Логика в действиях собравшихся москвичей была. Сотник Павел Григорьев важен для восставших, потому что представлял выборных от посадского мира, в его руках и оказалось «письмо» с обвинениями в «измене» боярам и окольничим из царского окружения. Следующий шаг — чтение этого письма в «мир» с паперти Феодосьевской церкви на Лубянке. Первым это сделал подогретый винными парами стрелец Кузьма Нагаев: он взял на время письмо у сотского и, «став на лавке, чол всем вслух и кричал в мир, чтоб за то всем стоять». Потом сцена повторилась, когда с письмом об «изменниках» толпа пошла в Земский приказ (им всего-то надо было пройти Никольскую улицу). У Казанской церкви рядом со старым Земским двором на Красной площади зачитывать письмо попытались заставить самого Павла Григорьева, но он отказался, даже после того, как его «поставя на скамье, велели то письмо ему чести». Тогда стрелец Кузьма Нагаев снова «чол всем вслух и кричал, что миром за то стоять». Какой-то неизвестный подьячий, оказавшийся в это время у Земского двора, прочитал «писмо» еще раз, «на другую сторону», чтобы его услышали все.
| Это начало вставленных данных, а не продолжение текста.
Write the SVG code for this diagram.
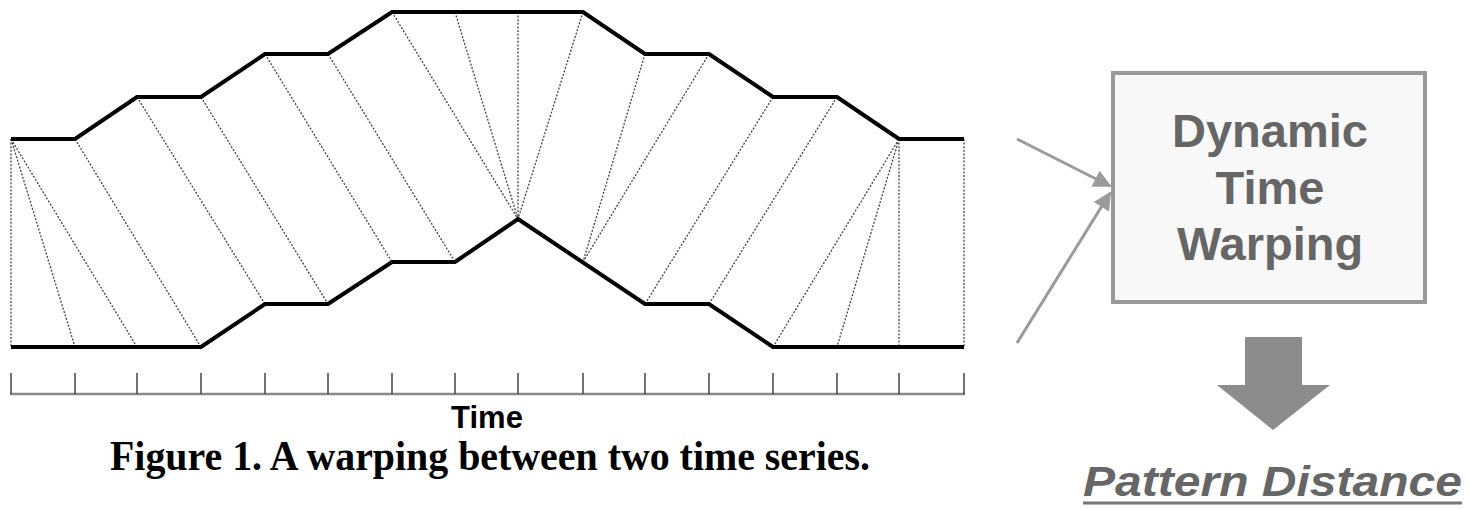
<svg xmlns="http://www.w3.org/2000/svg" width="1470" height="509" viewBox="0 0 1470 509">
<style>
.series{fill:none;stroke:#000;stroke-width:4;stroke-linejoin:miter}
.warp{stroke:#444;stroke-width:1.3;stroke-dasharray:2 1.6;fill:none}
.tick{stroke:#444;stroke-width:1.5}
.axis{stroke:#888;stroke-width:2.5}
.conn{stroke:#9a9a9a;stroke-width:3;fill:none}
.boxlbl{font-family:"Liberation Sans",Arial,sans-serif;font-weight:bold;font-size:47px;fill:#666;text-anchor:middle}
</style>
<defs>
<marker id="ah" viewBox="0 0 10 10" refX="9" refY="5" markerWidth="7" markerHeight="6" markerUnits="strokeWidth" orient="auto">
<path d="M0,0 L10,5 L0,10 z" fill="#9a9a9a"/>
</marker>
</defs>
<rect width="1470" height="509" fill="#fff"/>
<g id="warping-lines">
<line class="warp" x1="11" y1="139" x2="11" y2="347"/>
<line class="warp" x1="11" y1="139" x2="75" y2="347"/>
<line class="warp" x1="11" y1="139" x2="137" y2="347"/>
<line class="warp" x1="75" y1="139" x2="201" y2="347"/>
<line class="warp" x1="137" y1="97" x2="265" y2="304"/>
<line class="warp" x1="201" y1="97" x2="328" y2="304"/>
<line class="warp" x1="265" y1="54" x2="392" y2="262"/>
<line class="warp" x1="328" y1="54" x2="455" y2="262"/>
<line class="warp" x1="392" y1="12" x2="518" y2="219"/>
<line class="warp" x1="455" y1="12" x2="518" y2="219"/>
<line class="warp" x1="518" y1="12" x2="518" y2="219"/>
<line class="warp" x1="583" y1="12" x2="518" y2="219"/>
<line class="warp" x1="645" y1="54" x2="583" y2="262"/>
<line class="warp" x1="709" y1="54" x2="583" y2="262"/>
<line class="warp" x1="773" y1="97" x2="645" y2="304"/>
<line class="warp" x1="837" y1="97" x2="709" y2="304"/>
<line class="warp" x1="899" y1="139" x2="773" y2="347"/>
<line class="warp" x1="899" y1="139" x2="837" y2="347"/>
<line class="warp" x1="899" y1="139" x2="899" y2="347"/>
<line class="warp" x1="964" y1="139" x2="964" y2="347"/>
</g>
<g id="series-top">
<polyline class="series" points="11,139 75,139 137,97 201,97 265,54 328,54 392,12 583,12 645,54 709,54 773,97 837,97 899,139 964,139"/>
</g>
<g id="series-bottom">
<polyline class="series" points="11,347 201,347 265,304 328,304 392,262 455,262 518,219 645,304 709,304 773,347 964,347"/>
</g>
<g id="time-axis">
<line class="axis" x1="10" y1="394" x2="965" y2="394"/>
<g class="tick">
<line x1="11" y1="373" x2="11" y2="394"/>
<line x1="75" y1="373" x2="75" y2="394"/>
<line x1="137" y1="373" x2="137" y2="394"/>
<line x1="201" y1="373" x2="201" y2="394"/>
<line x1="265" y1="373" x2="265" y2="394"/>
<line x1="328" y1="373" x2="328" y2="394"/>
<line x1="392" y1="373" x2="392" y2="394"/>
<line x1="455" y1="373" x2="455" y2="394"/>
<line x1="518" y1="373" x2="518" y2="394"/>
<line x1="583" y1="373" x2="583" y2="394"/>
<line x1="645" y1="373" x2="645" y2="394"/>
<line x1="709" y1="373" x2="709" y2="394"/>
<line x1="773" y1="373" x2="773" y2="394"/>
<line x1="837" y1="373" x2="837" y2="394"/>
<line x1="899" y1="373" x2="899" y2="394"/>
<line x1="964" y1="373" x2="964" y2="394"/>
</g>
<text x="487" y="428" font-family="Liberation Sans,Arial,sans-serif" font-weight="bold" font-size="31" fill="#000" text-anchor="middle">Time</text>
</g>
<g id="caption">
<text x="490" y="470" font-family="Liberation Serif,Times New Roman,serif" font-weight="bold" font-size="42" fill="#000" text-anchor="middle" textLength="760" lengthAdjust="spacingAndGlyphs">Figure 1. A warping between two time series.</text>
</g>
<g id="connectors">
<line class="conn" x1="1017" y1="139" x2="1110" y2="186" marker-end="url(#ah)"/>
<line class="conn" x1="1017" y1="343" x2="1110" y2="193" marker-end="url(#ah)"/>
<polygon points="1245,337 1302,337 1302,385 1330,385 1273,430 1217,385 1245,385" fill="#8c8c8c"/>
</g>
<g id="dtw-node">
<rect x="1113" y="73" width="312" height="229" fill="#f8f8f8" stroke="#999" stroke-width="4"/>
<text class="boxlbl" x="1270" y="147">Dynamic</text>
<text class="boxlbl" x="1270" y="204">Time</text>
<text class="boxlbl" x="1270" y="260">Warping</text>
</g>
<g id="pattern-distance-node">
<text x="1083" y="496" font-family="Liberation Sans,Arial,sans-serif" font-weight="bold" font-style="italic" font-size="43" fill="#666" textLength="379" lengthAdjust="spacingAndGlyphs">Pattern Distance</text>
<line x1="1083" y1="503" x2="1462" y2="503" stroke="#777" stroke-width="3"/>
</g>
</svg>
Сотский Павел Григорьев, воспользовавшись обстоятельствами, посреди «шума» и всеобщего возбуждения, «убояся смерти», «отпросился на сторону, а то писмо у подъячево приказал взять своей сотни десятцкому Лучке Житкому». Ему и предстояло донести послание «мира» в своей шапке до самого царя Алексея Михайловича в Коломенское{479}.
Стихия бунта сразу вовлекла в него множество людей, еще утром и не помышлявших ни о каком выступлении. Следственное дело оказалось срезом повседневной жизни одного летнего дня в Москве в 1662 году. Многие шли по своим делам и даже не подозревали, что этот день изменит их жизнь навсегда. Одним из таких случайных участников «Медного бунта» был нижегородский сын боярский Мар-тьян Богданович Жедринский. Именно через него десятский Лука Жидкий передал «подметное» письмо, когда тот стоял напротив царя Алексея Михайловича. В глазах возмущенного «мира» уездный дворянин Жедринский мог выглядеть представителем еще одного чина на земских соборах. «Ив Коломенское перед великим государем то писмо подносил, — показывал Жедринский, — а у какого человека с шапкою взял и к великому государю поднес, а того человека он не знает».
Мартьян Жедринский давал свои показания после первых казней в Москве и понимал, чем ему грозило участие в выступлении московского «мира». Поэтому он сразу предпочел покаяться: «А что де он говорил, чтоб государь изволил то писмо вычесть перед миром и изменников при-весть перед себя, великого государя; и в том де он перед великим государем виноват». Бояре приговорили Мартьяна к «казни» и допросили еще раз «с пристрастием». Из его допросных речей узнаём приметы единственного оставшегося неузнанным участника событий, про которого, наверное, следователи царя Алексея Михайловича хотели узнать больше всего. Рядом с Жедринским и Лучкой Жидким перед государем стоял и говорил еще какой-то человек «в однорядке вишневой», сказавшийся рейтаром. Похоже, что именно ему и удалось подтвердить оскорбительным для царской чести рукопожатием договоренности царя с «миром».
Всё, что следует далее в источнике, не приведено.